An avid fan of the formal noir techniques myself, the first hint of professionalism to be found in “Wind River” is its consistency with Sheridan's previous features. Despite having not seen “Hell or High Water,” there is an overt parallelism to “Sicario”’s focus on the implications of characterial morality and motivation. Whereas Emily Blunt’s Agent Macy may refrain from questionable actions unless under extraordinary circumstances, Olsen’s performance assimilates into the reservation’s toughened lifestyle, acclimating to the harsh Wyoming climate. However, both Olsen and Blunt’s arcs mimic one another. While the scale of what’s at stake may vary between the two, both characters come to acknowledge the importance of “breaking the rules” in order to achieve their desired goals. In “Wind River,” this stems from arguably the most intense scene of the film: Olsen and Renner have traced the victim’s last whereabouts to an isolated oil drilling site. The armed operators there seem to flank the protagonists and police force in tow. Here, it’s uncertain what the operators’ motives are and what they are attempting to conceal. What ensues both questions the viewer’s expectations of the supposed macguffin and reveals the harsh reality of the film’s prime mystery through the lens of an uncomfortably graphic flashback. Unlike the 20th century approach to film noir, Sheridan’s protagonists do not evoke the vulnerable and dangerous femme fatale of paradigmatic conventions. Rather, they are given vulnerable and genuine traits that connect with the typical moviegoer. This might be visualized through Olsen’s trauma from when she disposed of a hostile threat, or her pronounced weakness after succumbing to injury. “Wind River” contains no Deus ex Machina, and instead forces its characters to properly earn their reward, which rests on a fine line between staying alive and solving the case.

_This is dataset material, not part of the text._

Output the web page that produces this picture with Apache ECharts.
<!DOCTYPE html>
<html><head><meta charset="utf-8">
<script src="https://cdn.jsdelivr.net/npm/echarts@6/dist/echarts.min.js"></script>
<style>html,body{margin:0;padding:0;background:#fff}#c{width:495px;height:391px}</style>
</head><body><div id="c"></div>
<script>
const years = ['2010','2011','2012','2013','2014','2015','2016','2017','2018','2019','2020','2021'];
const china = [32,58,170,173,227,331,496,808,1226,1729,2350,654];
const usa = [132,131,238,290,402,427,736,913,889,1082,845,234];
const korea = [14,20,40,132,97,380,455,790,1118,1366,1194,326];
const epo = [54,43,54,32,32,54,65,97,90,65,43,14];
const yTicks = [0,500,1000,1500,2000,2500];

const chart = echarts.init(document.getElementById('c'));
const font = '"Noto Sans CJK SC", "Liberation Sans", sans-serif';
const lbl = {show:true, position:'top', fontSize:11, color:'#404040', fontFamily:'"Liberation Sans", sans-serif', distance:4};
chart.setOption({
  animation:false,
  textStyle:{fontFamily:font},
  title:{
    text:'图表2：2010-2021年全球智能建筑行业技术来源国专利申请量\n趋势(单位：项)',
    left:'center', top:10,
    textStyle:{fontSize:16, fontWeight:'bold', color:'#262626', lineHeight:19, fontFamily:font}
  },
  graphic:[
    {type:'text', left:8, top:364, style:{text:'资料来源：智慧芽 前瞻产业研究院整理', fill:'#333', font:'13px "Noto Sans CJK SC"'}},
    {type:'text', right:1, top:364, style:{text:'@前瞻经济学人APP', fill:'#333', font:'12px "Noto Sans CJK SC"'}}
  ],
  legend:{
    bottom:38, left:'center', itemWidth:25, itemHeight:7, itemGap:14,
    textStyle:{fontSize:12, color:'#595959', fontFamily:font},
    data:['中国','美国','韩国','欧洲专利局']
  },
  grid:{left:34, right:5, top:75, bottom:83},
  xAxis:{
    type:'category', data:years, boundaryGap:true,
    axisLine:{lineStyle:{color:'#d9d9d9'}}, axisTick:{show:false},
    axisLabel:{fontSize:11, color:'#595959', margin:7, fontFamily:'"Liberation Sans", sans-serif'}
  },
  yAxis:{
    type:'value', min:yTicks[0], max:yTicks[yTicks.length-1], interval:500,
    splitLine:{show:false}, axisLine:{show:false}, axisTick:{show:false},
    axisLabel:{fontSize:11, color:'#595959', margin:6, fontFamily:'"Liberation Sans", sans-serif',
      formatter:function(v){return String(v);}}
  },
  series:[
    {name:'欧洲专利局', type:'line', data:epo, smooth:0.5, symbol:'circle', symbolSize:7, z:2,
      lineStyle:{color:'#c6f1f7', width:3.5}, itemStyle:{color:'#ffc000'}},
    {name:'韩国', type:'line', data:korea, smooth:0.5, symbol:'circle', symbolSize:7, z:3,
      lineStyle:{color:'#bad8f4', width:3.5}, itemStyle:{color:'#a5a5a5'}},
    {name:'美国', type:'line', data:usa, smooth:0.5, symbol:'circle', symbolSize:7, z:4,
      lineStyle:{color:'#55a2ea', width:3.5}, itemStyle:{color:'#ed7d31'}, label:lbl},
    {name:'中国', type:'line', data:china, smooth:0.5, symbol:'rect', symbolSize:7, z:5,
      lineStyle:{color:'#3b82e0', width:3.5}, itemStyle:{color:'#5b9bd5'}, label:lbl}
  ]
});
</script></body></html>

There is an additional obligation of praise to Sheridan for a masterful grasp on the technicalities of production. The unobtrusive lighting and set design are painfully delicate, as if they are literally shooting on a whim at locales they find intriguing, as opposed to a carefully crafted film set. This attention to silent detail is only matched by the discordant and emotionally provocative score, invoking tones of dread and despair in the context of the remote western landscape. The camera moves fluidly and tacitly, motivated by distinct pacing and motivation depending on the scene. The product that results at the combination of this triad is an effective bridge between the broad, sprawling styles of the classic American Western and the haunting actuality of crime that is present even in modern society; an authentically chilling rendition of present day violence is attained. Once again, this becomes the telltale style of Sheridan’s aptitude for not only forming organically unraveling tales of allure, but executing them in a visceral and almost documentary-esque style. However, the thematic core of the film still remains.

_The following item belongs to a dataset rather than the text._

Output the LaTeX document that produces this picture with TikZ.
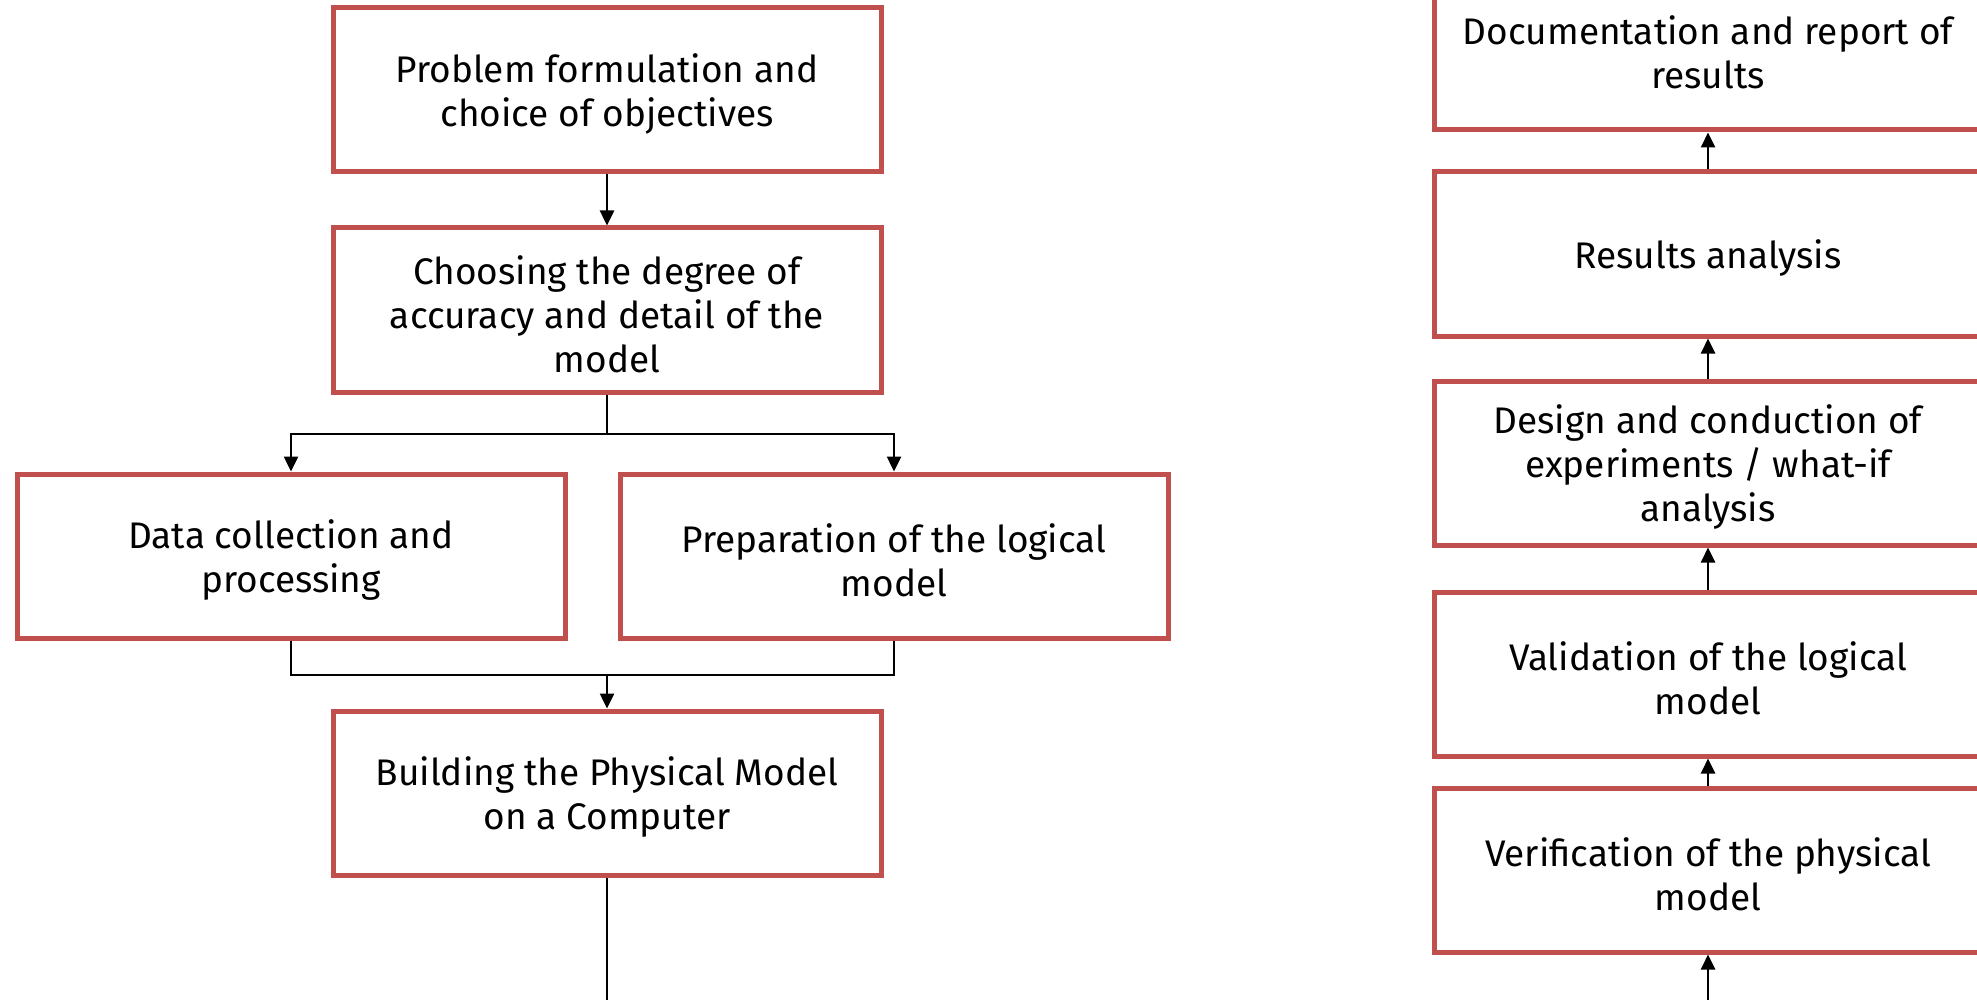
\documentclass[tikz,border=0pt]{standalone}
\usepackage{fontspec}
\setmainfont{Fira Sans}
\usepackage{xcolor}
\definecolor{boxred}{RGB}{192,80,77}
\usetikzlibrary{arrows.meta,calc}
\newcommand\lead{\rule{0pt}{37pt}}

\begin{document}
\begin{tikzpicture}[x=1pt,y=-1pt,
    box/.style={draw=boxred,line width=5pt,minimum width=548pt,minimum height=164pt,
        inner sep=0pt,align=center,font=\fontsize{37}{44}\selectfont},
    wire/.style={line width=2.5pt},
    link/.style={wire,-{Triangle[length=15pt,width=14pt]}}]
    \useasboundingbox (0,0) rectangle (1977,1000);
    \clip (0,0) rectangle (1977,1000);
    % left column
    \node [box] (problem)  at (607,90)  {\lead Problem formulation and\\choice of objectives};
    \node [box] (accuracy) at (607,310) {\lead Choosing the degree of\\accuracy and detail of the\\model};
    \node [box] (data)     at (291,556) {\lead Data collection and\\processing};
    \node [box] (logic)    at (894,556) {\lead Preparation of the logical\\model};
    \node [box] (building) at (607,793) {\lead Building the Physical Model\\on a Computer};
    \coordinate (split) at (607,434);
    \coordinate (join)  at (607,675);
    \coordinate (exitL) at (607,1000);
    \draw [link] (problem) -- (accuracy);
    \draw [wire] (accuracy.south) -- (split);
    \draw [link] (split) -| (data.north);
    \draw [link] (split) -| (logic.north);
    \draw [wire] (data.south) |- (join) -| (logic.south);
    \draw [link] (join) -- (building.north);
    \draw [wire] (building.south) -- (exitL);
    % right column
    \node [box] (report)       at (1708,48)  {\lead Documentation and report of\\results};
    \node [box] (results)      at (1708,254) {\lead Results analysis};
    \node [box] (design)       at (1708,463) {\lead Design and conduction of\\experiments / what-if\\analysis};
    \node [box] (validation)   at (1708,674) {\lead Validation of the logical\\model};
    \node [box] (verification) at (1708,870) {\lead Verification of the physical\\model};
    \coordinate (entryR) at (1708,1000);
    \draw [link] (entryR) -- (verification.south);
    \draw [link] (verification) -- (validation);
    \draw [link] (validation) -- (design);
    \draw [link] (design) -- (results);
    \draw [link] (results) -- (report);
\end{tikzpicture}
\end{document}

It is revealed (SPOILER) that the murdered woman is a member of the reservation, and was in fact close friends with Renner’s daughter, who was previously killed in an unknown fashion. Large chunks of the film contain dialogue of grief and loss between the two pain-stricken families. The film ends on a lingering shot of Renner and the victim’s father (“Kimmy Schmidt”’s Gil Birmingham). A final wall of text burns into the screen, acknowledging the fact that Native American women are the only demographic for which there is no kept record in the Missing Persons Directory. Have no doubt, “Wind River” is a compelling crime drama through-and-through. However, Sheridan injects substantial themes of loss, familial strife and controversy through the depiction of the dismal Wind River Reservation. While a majority of the film focuses on the aspect of American wilderness, the reservation remains in a dismal state, wrought with drug addiction, sexual assault and poverty. These crises are indistinguishable from the true-to-life factors which leave reservations in a state that’s in much need of attention. While the film may appear hyperbolic about these representations, it serves as a call to attention on the very existence of these issues, and does so in a captivating, horrifying and empathetic manner which “Sicario” so apprehensively conveyed. A prime, tertiary installment to Sheridan’s crime drama trilogy, “Wind River” is a poetic and riveting contribution to film, bringing appraisal for both its contributions to the modern film noir and commentary on the neglected aspects of the political system.
At the time of viewing the film, it was present in a mere 2,095 theaters nationally. This is a shockingly limited release that still surprises me, as this film is well worth the time and attention of the curious viewer.